Michael Blair Presents ‘Paleopedological and Ichnological Approach to Spatial and Temporal Variability in Pennsylvanian-Permian Strata’

Ohio University Geological Sciences graduate student Michael Blair presented “A Paleopedological and Ichnological Approach to Spatial and Temporal Variability in Pennsylvanian-Permian Strata in the Lower Dunkard Group, West Virginia” in October at the annual meeting of the Geological Society of American in Vancouver, British Columbia.

Michael Blair

His co-author was Dr. Daniel Hembree, Associate Professor of Geological Sciences at Ohio University.

Abstract: Paleosols record a wealth of paleoenvironmental, paleoecologic, and paleoclimatic data. Plants and soil-dwelling animals both affect and are affected by soil properties. Their traces, therefore, serve to further refine the interpretations of paleosols, especially when ichnofossil assemblages correlate with specific paleosol properties. These characteristics make paleosols and ichnofossils invaluable in understanding lateral variability in the complex fluvial system represented by the upper fluvial plain facies province of the Upper Pennsylvanian to Lower Permian Dunkard Group. These deposits represent proximal to distal expressions of an anastomosing river and the associated floodplain. By understanding the degree to which paleosols change over short distances at a given time, interpretations of regional change through vertical successions can be better calibrated.

Field studies were conducted at a 45 m thick outcrop belt of the Lower Dunkard Group near Parkersburg, WV. The entire vertical section was measured and described with an emphasis on paleosols and associated ichnofossils. Several distinct pedotypes were encountered throughout this section ranging from deep-rooted, carbonate-rich, cumulative mudstone profiles to poorly developed, densely bioturbated proximal sandstones with horizontally branching roots.
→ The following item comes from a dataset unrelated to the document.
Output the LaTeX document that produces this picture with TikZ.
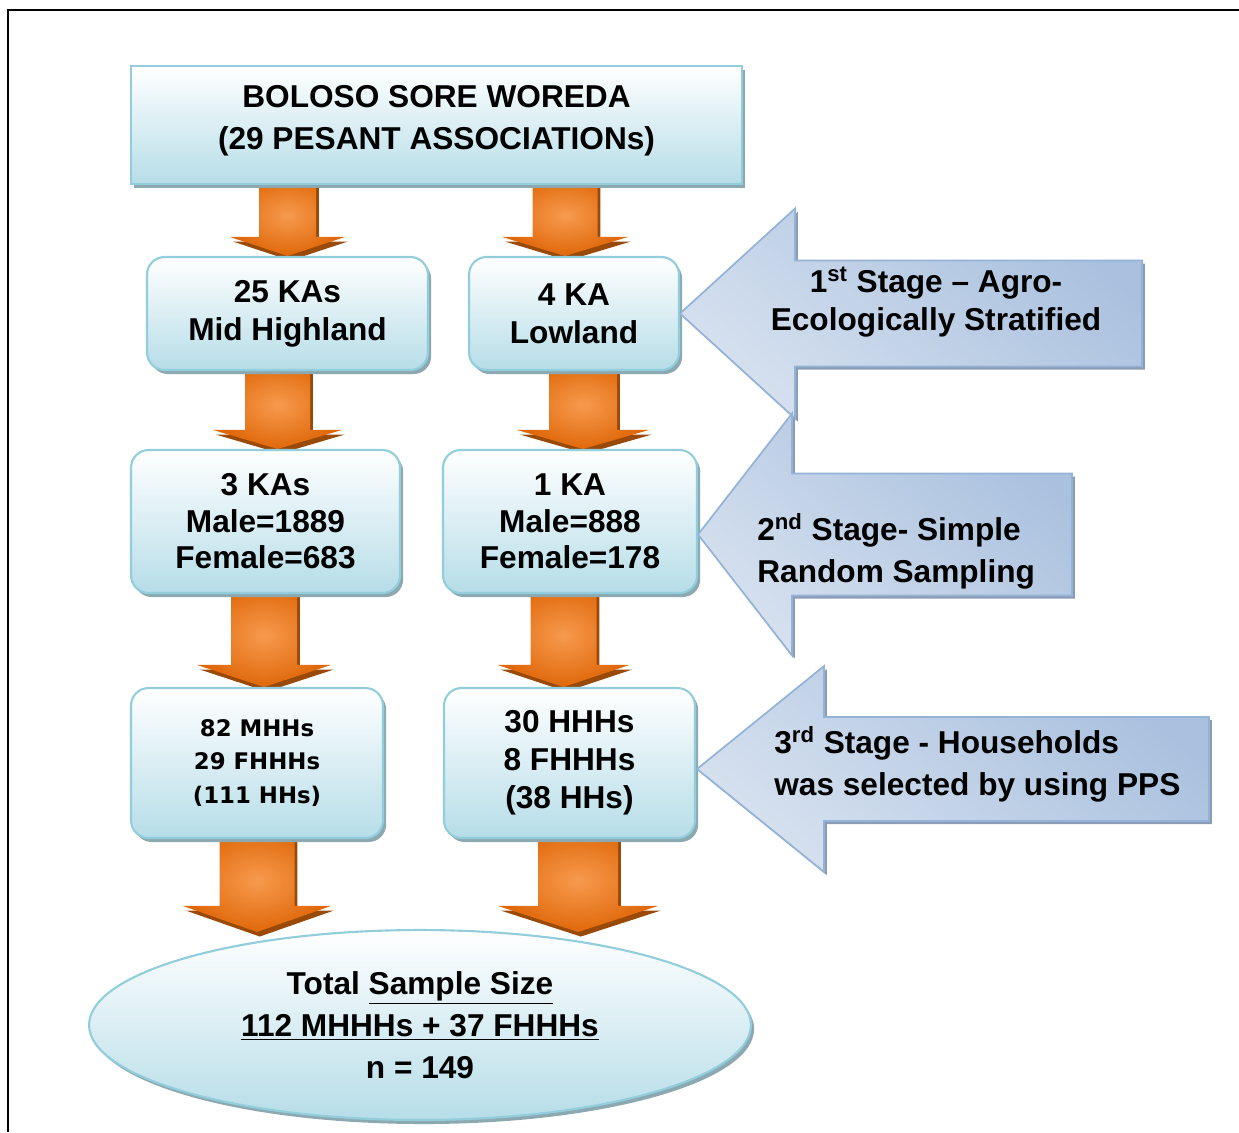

With the exception of a coal, the paleosols exhibited evidence of a seasonal distribution of precipitation. A laterally continuous paleosol sequence was then described in eight different locations. Differences in the properties of this time-equivalent surface reflect spatial changes in environmental conditions. These differences were subtle when compared to the stratigraphically lower or higher paleosols, but were sufficient to infer variability in the paleolandscape. This was best reflected in rhizolith abundance, morphology, and taphonomy as well as the abundance and distribution of carbonate and iron mottles, nodules, and concretions.